OK, to be serious about this for a minute (Let's see if I can last that long):
And this is exactly why I purchased a 2nd reference. I wasn't sure if I could trust it. Now is it possible that BOTH are inaccurate? Of course but based upon what I've observed, and to the limits of my equipment, I don't think so. There appears to be this perception that I'm a loose cannon and I make decisions in a vacuum. Just the opposite. I think I'm very meticulous and draw valid conclusions based upon what I test and observe.
Two references probably isn't enough, particularly when they are of the same pattern and therefore likely to have similar systematic errors. I think for good results one needs to go one of two ways.
(1) One goes for one high quality reference (think one of the Fluke 10V references or similar), have it calibrated regularly and generally follow good metrology practice. If you do this you're in the "Man with one clock knows what time it is" territory. If the 'clock' is of good enough quality then you've a very high probability that your clock agrees to within some tolerance with the clocks of other people. The error in your estimate of your reference quantity (volt, second, ohm, whatever) is inversely proportional to the amount of money you're willing to spend on it - a Fluke 10V reference and regular calibrations gets you 'the volt' to perhaps within 1-2 ppm, a second-hand 34661A like mine gets you perhaps within 35-50 ppm if you're lucky.
(2) Have many sources of reference. If you do this you're in the "Man with
n clocks doesn't know what time it is" territory and you need to get from there to knowing the true value of the reference quantity (to within some tolerance) with what you've got. The trick here is to rely on statistical inference from the multiple 'reference' values that you have to hand. To do that you need the 'clocks' to be statistically independent of each other.
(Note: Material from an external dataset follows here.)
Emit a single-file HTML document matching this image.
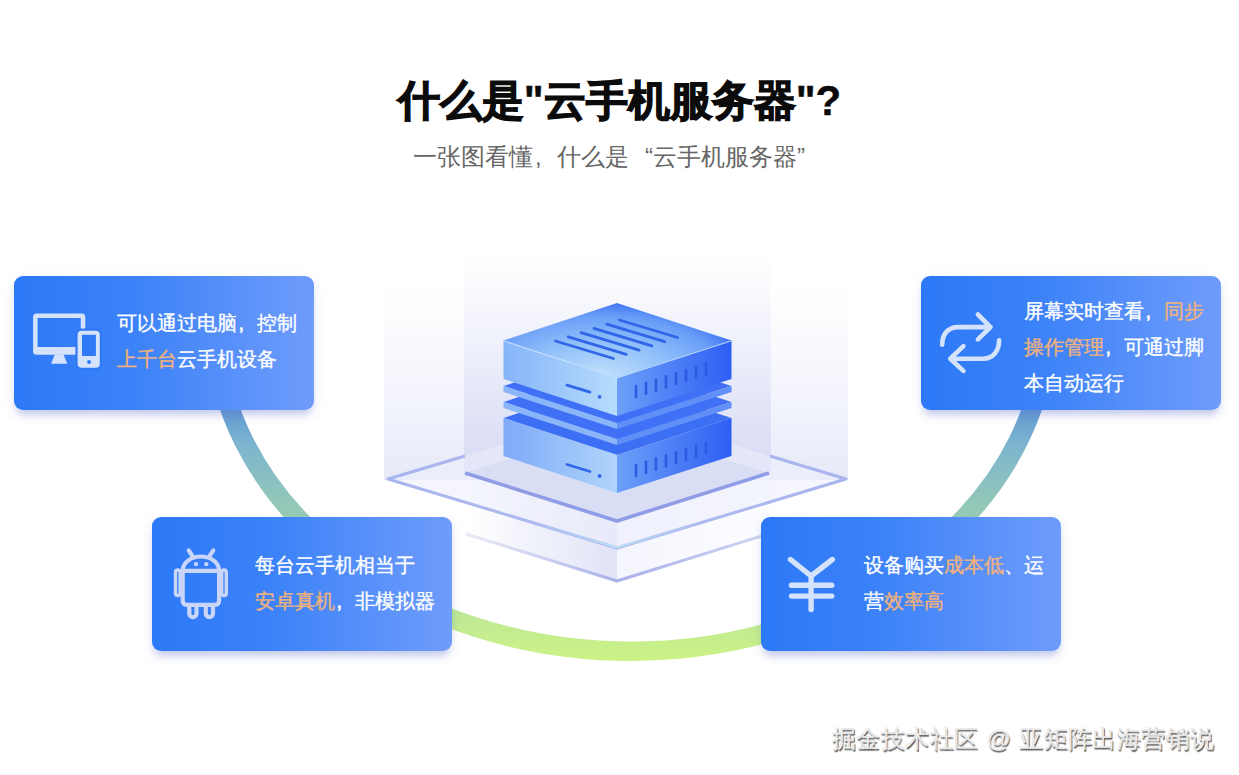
<!DOCTYPE html>
<html><head><meta charset="utf-8">
<style>
html,body{margin:0;padding:0;background:#fff;width:1239px;height:775px;overflow:hidden;}
body{position:relative;font-family:"Liberation Sans",sans-serif;}
.abs{position:absolute;}
#title{position:absolute;left:0;top:76px;width:1239px;text-align:center;font-size:42px;font-weight:900;color:#0b0b0b;line-height:50px;white-space:nowrap;-webkit-text-stroke:1.3px #0b0b0b;}
#sub{position:absolute;left:413px;top:142px;width:420px;text-align:left;font-size:24px;color:#666;line-height:30px;white-space:nowrap;}
.pq{display:inline-block;width:24px;}
.tp{-webkit-text-stroke:0.4px #0b0b0b;}
svg.layer{position:absolute;left:0;top:0;width:1239px;height:775px;}
.card{position:absolute;width:300px;height:134px;border-radius:9px;
 background:linear-gradient(90deg,#2c79f7 0%,#3c82f8 40%,#6f9cfb 100%);
 box-shadow:0 7px 9px -3px rgba(95,110,200,0.36),0 3px 14px rgba(110,130,220,0.10);}
.txt{position:absolute;left:102.5px;color:#fff;font-size:20px;line-height:36px;white-space:nowrap;font-weight:500;-webkit-text-stroke:0.35px currentColor;}
.o{color:#f0b27a;}
.cm{display:inline-block;width:20px;text-indent:2px;-webkit-text-stroke:0.6px currentColor;}
.card svg{position:absolute;left:0;top:0;}
#wm{position:absolute;left:832px;top:722.5px;font-size:24px;letter-spacing:0.4px;word-spacing:1px;line-height:32px;color:#ececec;white-space:nowrap;-webkit-text-stroke:0.45px #e8e8e8;
 text-shadow:1px 1.5px 1px rgba(0,0,0,0.55),0.5px 0.5px 0.5px rgba(0,0,0,0.35);}
</style></head><body>
<div id="title">什么是<span class="tp">"</span>云手机服务器<span class="tp">"?</span></div>
<div id="sub">一张图看懂<span class="pq" style="text-align:left;text-indent:2px">,</span>什么是<span class="pq" style="text-align:right">“</span>云手机服务器<span class="pq" style="text-align:left">”</span></div>

<svg class="layer" viewBox="0 0 1239 775">
 <defs>
  <linearGradient id="arcg" x1="0" y1="400" x2="0" y2="662" gradientUnits="userSpaceOnUse">
   <stop offset="0" stop-color="#5a93d6"/>
   <stop offset="0.17" stop-color="#7db5cf"/>
   <stop offset="0.44" stop-color="#97cbb3"/>
   <stop offset="0.76" stop-color="#b9e59a"/>
   <stop offset="1" stop-color="#cdf385"/>
  </linearGradient>
 <clipPath id="arcclip"><rect x="0" y="395" width="1239" height="380"/></clipPath>
 </defs>
 <ellipse clip-path="url(#arcclip)" cx="631" cy="317.7" rx="416.8" ry="333.5" fill="none" stroke="url(#arcg)" stroke-width="19.5"/>
</svg>

<svg class="layer" viewBox="0 0 1239 775">
 <defs>
  <linearGradient id="panO" x1="0" y1="284" x2="0" y2="480" gradientUnits="userSpaceOnUse">
   <stop offset="0" stop-color="#e8eaf9" stop-opacity="0"/>
   <stop offset="1" stop-color="#dfe2f7" stop-opacity="0.75"/>
  </linearGradient>
  <linearGradient id="panI" x1="0" y1="250" x2="0" y2="475" gradientUnits="userSpaceOnUse">
   <stop offset="0" stop-color="#dfe2f7" stop-opacity="0"/>
   <stop offset="1" stop-color="#d3d7f3" stop-opacity="0.8"/>
  </linearGradient>
  <linearGradient id="topF" x1="660" y1="305" x2="595" y2="378" gradientUnits="userSpaceOnUse">
   <stop offset="0" stop-color="#3f71f5"/>
   <stop offset="0.5" stop-color="#76a8f8"/>
   <stop offset="1" stop-color="#c2e2fc"/>
  </linearGradient>
  <radialGradient id="topR" gradientUnits="userSpaceOnUse" cx="600" cy="378" r="155" gradientTransform="translate(600 378) scale(1 0.5) translate(-600 -378)">
   <stop offset="0" stop-color="#c4e3fc"/>
   <stop offset="0.5" stop-color="#8dbdf9"/>
   <stop offset="0.8" stop-color="#6a9ff8"/>
   <stop offset="1" stop-color="#3d70f5"/>
  </radialGradient>
  <linearGradient id="leftF" x1="503" y1="0" x2="617" y2="0" gradientUnits="userSpaceOnUse">
   <stop offset="0" stop-color="#86b4f9"/>
   <stop offset="1" stop-color="#b6dcfc"/>
  </linearGradient>
  <linearGradient id="rightF" x1="617" y1="0" x2="732" y2="0" gradientUnits="userSpaceOnUse">
   <stop offset="0" stop-color="#6d9ff8"/>
   <stop offset="1" stop-color="#2d5ef4"/>
  </linearGradient>
  <linearGradient id="leftF2" x1="503" y1="0" x2="617" y2="0" gradientUnits="userSpaceOnUse">
   <stop offset="0" stop-color="#7eaaf8"/>
   <stop offset="1" stop-color="#b0d4fb"/>
  </linearGradient>
  <linearGradient id="wallL" x1="465" y1="0" x2="617" y2="0" gradientUnits="userSpaceOnUse">
   <stop offset="0" stop-color="#eef0fb" stop-opacity="0"/>
   <stop offset="0.45" stop-color="#eaecf9" stop-opacity="0.7"/>
   <stop offset="1" stop-color="#e0e3f6"/>
  </linearGradient>
  <linearGradient id="wallR" x1="617" y1="0" x2="769" y2="0" gradientUnits="userSpaceOnUse">
   <stop offset="0" stop-color="#f4f5fd"/>
   <stop offset="1" stop-color="#fafbff" stop-opacity="0.6"/>
  </linearGradient>
  <linearGradient id="line3" x1="466" y1="0" x2="768" y2="0" gradientUnits="userSpaceOnUse">
   <stop offset="0" stop-color="#d3d6ec" stop-opacity="0.5"/>
   <stop offset="0.5" stop-color="#a7b0ea"/>
   <stop offset="1" stop-color="#c5cbee" stop-opacity="0.8"/>
  </linearGradient>
  <linearGradient id="cyanL" x1="388" y1="0" x2="846" y2="0" gradientUnits="userSpaceOnUse">
   <stop offset="0" stop-color="#c3e8f6" stop-opacity="0"/>
   <stop offset="0.32" stop-color="#c3e8f6" stop-opacity="0.15"/>
   <stop offset="0.5" stop-color="#bfe6f6" stop-opacity="1"/>
   <stop offset="0.68" stop-color="#c3e8f6" stop-opacity="0.15"/>
   <stop offset="1" stop-color="#c3e8f6" stop-opacity="0"/>
  </linearGradient>
 </defs>
 <!-- back glass panels -->
 <rect x="384" y="284" width="464" height="196" fill="url(#panO)"/>
 <rect x="464" y="245" width="307" height="230" fill="url(#panI)"/>
 <!-- inner box lower walls -->
 <polygon points="465,473 617,521 617,581 466,534" fill="url(#wallL)"/>
 <polygon points="617,521 769,473 768,534 617,581" fill="url(#wallR)"/>
 <polyline points="466,534 617,581 768,534" fill="none" stroke="url(#line3)" stroke-width="3" stroke-linejoin="round"/>
 <!-- outer plate -->
 <polygon points="388,479 617,410 846,479 617,548" fill="#eceefb" opacity="0.6"/>
 <polyline points="465,456 388,479 617,548 846,479 770,456" fill="none" stroke="#a9b5ee" stroke-width="3" stroke-linejoin="round"/>
 <polyline points="398,482 617,547.5 836,482" fill="none" stroke="url(#cyanL)" stroke-width="1.8"/>
 <!-- inner top floor -->
 <polygon points="465,473 617,425 769,473 617,521" fill="#dadef5"/>
 <polyline points="465,473 617,521 769,473" fill="none" stroke="#8f9de7" stroke-width="3.6" stroke-linejoin="round"/>

 <!-- bottom block B2 -->
 <polygon points="503.5,418 617,381 731.5,418 617,455" fill="#3d6ff5"/>
 <polygon points="503.5,418 617,455 617,493 503.5,456" fill="url(#leftF2)"/>
 <polygon points="617,455 731.5,418 731.5,456 617,493" fill="url(#rightF)"/>
 <!-- plate 2 -->
 <polygon points="503.5,402 617,365 731.5,402 617,439" fill="#3f70f5"/>
 <polygon points="503.5,402 617,439 617,445 503.5,408" fill="#8ab6f9"/>
 <polygon points="617,439 731.5,402 731.5,408 617,445" fill="#5f8ff7"/>
 <!-- plate 1 -->
 <polygon points="503.5,386 617,349 731.5,386 617,423" fill="#3f70f5"/>
 <polygon points="503.5,386 617,423 617,429 503.5,392" fill="#8ab6f9"/>
 <polygon points="617,423 731.5,386 731.5,392 617,429" fill="#5f8ff7"/>
 <!-- top block B1 -->
 <polygon points="503.5,340.5 617,303 731.5,340.5 617,378" fill="url(#topR)"/>
 <polygon points="503.5,340.5 617,378 617,416 503.5,379" fill="url(#leftF)"/>
 <polygon points="617,378 731.5,340.5 731.5,379 617,416" fill="url(#rightF)"/>
 <polyline points="504,341 617,378 731,341" fill="none" stroke="#cfe8fd" stroke-width="1.1" opacity="0.75"/>
 <g stroke="#3166e8" stroke-width="2.8" stroke-linecap="round">
  <line x1="555.5" y1="341" x2="613.5" y2="358.5"/>
  <line x1="568.3" y1="336.8" x2="626.3" y2="354.3"/>
  <line x1="581.1" y1="332.6" x2="639.1" y2="350.1"/>
  <line x1="593.9" y1="328.4" x2="651.9" y2="345.9"/>
  <line x1="606.7" y1="324.2" x2="664.7" y2="341.7"/>
  <line x1="619.5" y1="320" x2="677.5" y2="337.5"/>
  <line x1="567" y1="385.2" x2="590" y2="392.2"/>
  <line x1="567" y1="464.5" x2="590" y2="471.5"/>
 </g>
 <circle cx="599.6" cy="396.8" r="1.9" fill="#3164e8"/>
 <circle cx="599.6" cy="476" r="1.9" fill="#3164e8"/>
 <g stroke="#2c5be0" stroke-width="2.6" stroke-linecap="round">
  <line x1="636" y1="386" x2="636" y2="397"/>
  <line x1="646" y1="382.8" x2="646" y2="393.8"/>
  <line x1="656" y1="379.6" x2="656" y2="390.6"/>
  <line x1="666" y1="376.4" x2="666" y2="387.4"/>
  <line x1="676" y1="373.2" x2="676" y2="384.2"/>
  <line x1="686" y1="370" x2="686" y2="381"/>
  <line x1="696" y1="366.8" x2="696" y2="377.8"/>
  <line x1="706" y1="363.6" x2="706" y2="374.6"/>
 </g>
 <g stroke="#2c5be0" stroke-width="2.6" stroke-linecap="round">
  <line x1="636" y1="465" x2="636" y2="476"/>
  <line x1="646" y1="461.8" x2="646" y2="472.8"/>
  <line x1="656" y1="458.6" x2="656" y2="469.6"/>
  <line x1="666" y1="455.4" x2="666" y2="466.4"/>
  <line x1="676" y1="452.2" x2="676" y2="463.2"/>
  <line x1="686" y1="449" x2="686" y2="460"/>
  <line x1="696" y1="445.8" x2="696" y2="456.8"/>
  <line x1="706" y1="442.6" x2="706" y2="453.6"/>
 </g>
</svg>

<div id="cards">
 <div class="card" style="left:14px;top:275.5px;">
  <div class="txt" style="top:29px;">可以通过电脑<span class="cm">,</span>控制<br><span class="o">上千台</span>云手机设备</div>
 </div>
 <div class="card" style="left:921px;top:275.5px;">
  <div class="txt" style="top:17.5px;">屏幕实时查看<span class="cm">,</span><span class="o">同步</span><br><span class="o">操作管理</span><span class="cm">,</span>可通过脚<br>本自动运行</div>
 </div>
 <div class="card" style="left:152px;top:517px;">
  <div class="txt" style="top:29.5px;">每台云手机相当于<br><span class="o">安卓真机</span><span class="cm">,</span>非模拟器</div>
 </div>
 <div class="card" style="left:761px;top:517px;">
  <div class="txt" style="top:29.5px;">设备购买<span class="o">成本低</span>、运<br>营<span class="o">效率高</span></div>
 </div>
</div>

<svg class="layer" viewBox="0 0 1239 775">
 <!-- monitor + phone -->
 <g fill="#d5e2fb">
  <path fill-rule="evenodd" d="M36.5,313.6 H81.8 Q85.3,313.6 85.3,317.1 V351.3 Q85.3,354.8 81.8,354.8 H36.5 Q33.1,354.8 33.1,351.3 V317.1 Q33.1,313.6 36.5,313.6 Z M37.6,318.1 V347 H80.8 V318.1 Z"/>
  <polygon points="54.8,354.5 63.4,354.5 67.4,363.7 51,363.7"/>
  <rect x="75.4" y="328.5" width="26.6" height="41.5" rx="5.5" fill="#2f79f6"/>
  <path fill-rule="evenodd" d="M81.6,330.7 H95.8 Q99.8,330.7 99.8,334.7 V363.8 Q99.8,367.8 95.8,367.8 H81.6 Q77.6,367.8 77.6,363.8 V334.7 Q77.6,330.7 81.6,330.7 Z M82,334.8 V356 H95.9 V334.8 Z"/>
 </g>
 <circle cx="89.1" cy="361.9" r="2" fill="#2f79f6"/>
 <!-- sync -->
 <g fill="none" stroke="#d5e2fb" stroke-width="4.6" stroke-linecap="round" stroke-linejoin="round">
  <path d="M942.2,344.7 C942.2,334 948,327.1 958,327.1 L990.5,327.1 M977.9,314.5 L990.5,327.1 L977.9,339.3"/>
  <path d="M999.1,340.2 C999.1,351 993,358.7 983,358.7 L950.3,358.7 M963.4,346.1 L950.3,358.7 L963.4,370.9"/>
 </g>
 <!-- android -->
 <g fill="none" stroke="#c9d5f9" stroke-width="4.2" stroke-linecap="round" stroke-linejoin="round">
  <path d="M182.7,570.5 A18.2,14 0 0 1 219.1,570.5"/>
  <line x1="188.7" y1="550.4" x2="192.2" y2="555.6"/>
  <line x1="213.3" y1="550.4" x2="209.8" y2="555.6"/>
  <path d="M182.7,570.8 H219.1 V600.5 Q219.1,604.8 214.8,604.8 H187 Q182.7,604.8 182.7,600.5 Z"/>
  <rect x="175.5" y="570" width="4.6" height="25.5" rx="2.3" stroke-width="3.4"/>
  <rect x="221.7" y="570" width="4.6" height="25.5" rx="2.3" stroke-width="3.4"/>
  <path d="M189.3,606.5 V613.5 A3.6,3.6 0 0 0 196.5,613.5 V606.5 M205.8,606.5 V613.5 A3.6,3.6 0 0 0 213,613.5 V606.5"/>
 </g>
 <circle cx="196" cy="564.1" r="2.2" fill="#c9d5f9"/>
 <circle cx="206.3" cy="564.1" r="2.2" fill="#c9d5f9"/>
 <!-- yen -->
 <g fill="none" stroke="#d5e2fb" stroke-width="5.4" stroke-linecap="round" stroke-linejoin="round">
  <path d="M790.5,559.5 L811.1,576 L832.3,559.5 M811.1,576 V609.5 M791.5,585.3 H831.8 M791.5,596.1 H831.8"/>
 </g>
</svg>

<div id="wm">掘金技术社区 @ 亚矩阵出海营销说</div>
</body></html>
If your references are all of the same type you have to find a way of ferreting out the common systematic errors from your readings - possible but quite hard to do without a long period of calibration against outside 'official' references. For instance, some voltage reference architectures tend to have positive tempcos, some tend to have negative tempcos - if you only have one type there's likely no statistical independence in their tempcos and therefore you will have to calibrate their tempcos against an external reference.
That's why I'd advocate for having references that differ in type - one LM399 based, one 1N891 based etc. etc. That way the drifts and noise aren't likely to be based on some common feature of structure or design. If you have enough statistically independent sources you just average them to get an estimate of the 'true' value that they are all trying to reproduce. The error in doing so scales inversely to the square root of the number of sources that you combine statistically - more sources lower error. If you've enough spread of sources and a mixture of positive and negative tempcos then you can always get a 'good' approximation of the 'true' value that you're aiming for.
In all this remember that in precision metrology there never is a 'true' value, there is only ever a measurement with a certain confidence interval. The best calibration you will ever get against 'the volt' is to a confidence of 0.03 ppm (k=2), and that's inside a top notch national metrology laboratory (NPL, PTB, NIST etc.). On the timenut front, the true value of 'time to UTC' is worked out after the fact by statistically pooling the estimates made by the world's national metrology bodies into a central notion of the (estimated) value of 'time to UTC'.
If this whole screed contains a lot of weasel words - 'likely', 'probably', 'estimate' - it's because that
is the territory when talking about precision metrology.